My mother was mentally ill and never received any treatment for her illness. Her hysteria was passed off as early menopause. Her abuse toward her children didn’t just stop at physical. One of her favorite weapons was humiliation and she used it frequently as it kept the three of us from ever reaching out beyond the household. This kept us close and fearful of asking for help or comfort.
This did not end in childhood. My siblings continued to stay close and allowed her to exploit them financially. My sister even gave my mother her first born daughter because she didn’t know how to say no to my mother. Even as adults we feared her wrath. I on the other hand stayed as far away from her as I could. That didn’t stop her from reaching me emotionally as I still needed my Mami.
Once I grew up I had to deal with the post traumatic effects of such abuse, they were impossible to live with. I suffered from anxiety and panic attacks. Mostly associated with my body. I was terrified of letting anyone see my skin. Afraid that the moles and freckles were blemishes that would give away the secrets that I had to keep quiet about my whole life.
My outlet was to keep a journal. A place where I could let the voice of my inner child come clean. These journals in turn became the memoir that I wrote. I sought desperately to become whole and feel good for the first time in my life. I underwent intense therapy, once a week for 15 years. While there were people along the way that sparked ideas that inspired me to want to get better, it was in the private rooms with a mental health specialist that I was able to unravel and accept the circumstances under which I was raised.

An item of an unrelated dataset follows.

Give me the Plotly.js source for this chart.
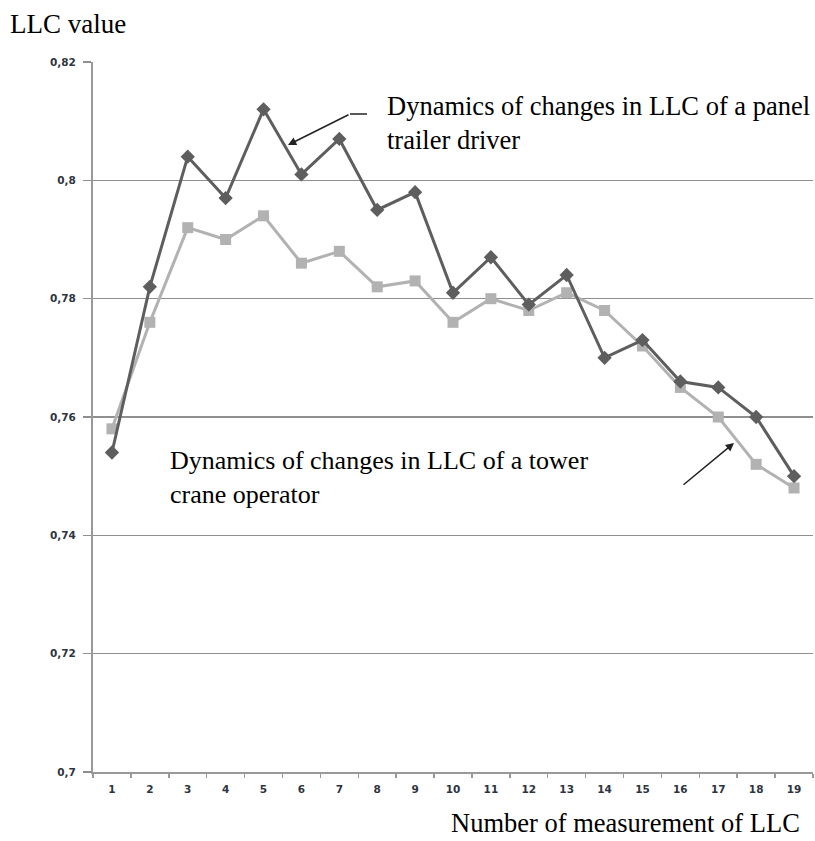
<!DOCTYPE html>
<html>
<head>
<meta charset="utf-8">
<script src="https://cdn.plot.ly/plotly-3.0.1.min.js"></script>
<style>
  html, body { margin: 0; padding: 0; background: #fff; }
  #chart { width: 815px; height: 841px; }
</style>
</head>
<body>
<div id="chart"></div>
<script>
// Measurement numbers (categories)
const measurements = ['1','2','3','4','5','6','7','8','9','10','11','12','13','14','15','16','17','18','19'];
// LLC of a panel trailer driver (dark, diamonds)
const panelTrailerDriver = [0.754, 0.782, 0.804, 0.797, 0.812, 0.801, 0.807, 0.795, 0.798, 0.781, 0.787, 0.779, 0.784, 0.770, 0.773, 0.766, 0.765, 0.760, 0.750];
// LLC of a tower crane operator (light, squares)
const towerCraneOperator = [0.758, 0.776, 0.792, 0.790, 0.794, 0.786, 0.788, 0.782, 0.783, 0.776, 0.780, 0.778, 0.781, 0.778, 0.772, 0.765, 0.760, 0.752, 0.748];
// Y tick values and labels
const yTickVals = [0.7, 0.72, 0.74, 0.76, 0.78, 0.8, 0.82];
const yTickText = ['0,7', '0,72', '0,74', '0,76', '0,78', '0,8', '0,82'];

const serif = 'Liberation Serif';
const tickFont = {family: 'DejaVu Sans', size: 10.5, color: '#2e3440', weight: 'bold'};

const traces = [
  {
    x: measurements, y: towerCraneOperator, type: 'scatter', mode: 'lines+markers',
    name: 'Tower crane operator',
    line: {color: '#b2b2b2', width: 3},
    marker: {symbol: 'square', size: 11, color: '#b2b2b2'}
  },
  {
    x: measurements, y: panelTrailerDriver, type: 'scatter', mode: 'lines+markers',
    name: 'Panel trailer driver',
    line: {color: '#5e5e5e', width: 3},
    marker: {symbol: 'diamond', size: 11, color: '#5e5e5e'}
  }
];

const layout = {
  width: 815, height: 841,
  margin: {l: 93, r: 2, t: 62, b: 69, pad: 0},
  paper_bgcolor: '#fff', plot_bgcolor: '#fff',
  showlegend: false,
  xaxis: {
    type: 'category',
    range: [-0.5, 18.5],
    tickson: 'boundaries',
    ticks: 'outside', ticklen: 4, tickwidth: 1.5, tickcolor: '#999',
    ticklabelstandoff: 6,
    showgrid: false,
    showline: true, linecolor: '#999', linewidth: 2,
    tickfont: tickFont,
    zeroline: false,
    fixedrange: true
  },
  yaxis: {
    range: [0.7, 0.82],
    tickvals: yTickVals, ticktext: yTickText,
    ticks: 'outside', ticklen: 8, tickwidth: 1.5, tickcolor: '#8f8f8f',
    ticklabelstandoff: 5,
    showgrid: true, gridcolor: '#8f8f8f', gridwidth: 1.5,
    showline: true, linecolor: '#999', linewidth: 2,
    tickfont: tickFont,
    zeroline: false,
    fixedrange: true
  },
  shapes: [
    {type: 'line', xref: 'paper', yref: 'paper',
     x0: (367 - 93) / 720, y0: (772 - 114) / 710, x1: (350 - 93) / 720, y1: (772 - 114) / 710,
     line: {color: '#222', width: 1.5}}
  ],
  annotations: [
    {xref: 'paper', yref: 'paper', x: (8 - 93) / 720, y: (772 - 24) / 710, xanchor: 'left', yanchor: 'middle',
     text: 'LLC value', showarrow: false, font: {family: serif, size: 27, color: '#000'}},
    {xref: 'paper', yref: 'paper', x: (449 - 93) / 720, y: (772 - 823) / 710, xanchor: 'left', yanchor: 'middle',
     text: 'Number of measurement of LLC', showarrow: false, font: {family: serif, size: 26.5, color: '#000'}},
    {xref: 'paper', yref: 'paper', x: (385 - 93) / 720, y: (772 - 123) / 710, xanchor: 'left', yanchor: 'middle',
     align: 'left',
     text: 'Dynamics of changes in LLC of a panel<br>trailer driver', showarrow: false, font: {family: serif, size: 26.5, color: '#000'}},
    {xref: 'paper', yref: 'paper', x: (168 - 93) / 720, y: (772 - 477) / 710, xanchor: 'left', yanchor: 'middle',
     align: 'left',
     text: 'Dynamics of changes in LLC of a tower<br>crane operator', showarrow: false, font: {family: serif, size: 26, color: '#000'}},
    {xref: 'paper', yref: 'paper', x: (288 - 93) / 720, y: (772 - 145) / 710,
     text: '', showarrow: true, ax: 62, ay: -31, arrowhead: 2, arrowsize: 1.1, arrowwidth: 1.5, arrowcolor: '#222'},
    {xref: 'paper', yref: 'paper', x: (734 - 93) / 720, y: (772 - 443) / 710,
     text: '', showarrow: true, ax: -52, ay: 43, arrowhead: 2, arrowsize: 1.1, arrowwidth: 1.5, arrowcolor: '#222'}
  ]
};

Plotly.newPlot('chart', traces, layout, {displayModeBar: false, staticPlot: true});
</script>
</body>
</html>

My mother just didn’t know how to love.”
Forgiveness didn’t come until late in life for me. My mother fell ill with Alzheimer’s and Dementia. It was then, when I saw the frail and fearful side of my mother that I became her caregiver. While I struggled with why I had put myself in such a position to care for my abuser, I soon learned that love is the resource that leads us to forgiveness. My idea that she was evil was transformed and I realized that she was a sick woman who did very much love her children. My mother just didn’t know how to love.
She passed away in April 2014 and although these were the toughest 3 plus years of my life I wouldn’t give it up for the world. The healing that came from this experience was propelled by the therapist that guided me to this point. What I learned was that forgiveness is what we are hardwired for. Staying angry and resentful takes so much more energy than to let it go. We are going against our hardwiring when we hold on to pain and resentment, as much as it seems like the natural thing to do as humans, it’s not.
I lost my mother, but I gained a relationship with her that I could never have had. I am whole as a result of forgiving her and letting myself love her. My siblings did not receive treatment and as a result still hate her. They did not come to her service to honor her life. When people ask what the big deal is, my answer is that we are never whole until we let go and let love.
I must add a list of authors that gave me intense growth. Maryanne Williamson, Deepak Chopra, Neale Donald Walsch, Wayne Dyer and Louise Hay shared their spirit with me giving me the tools that were required for a recovery.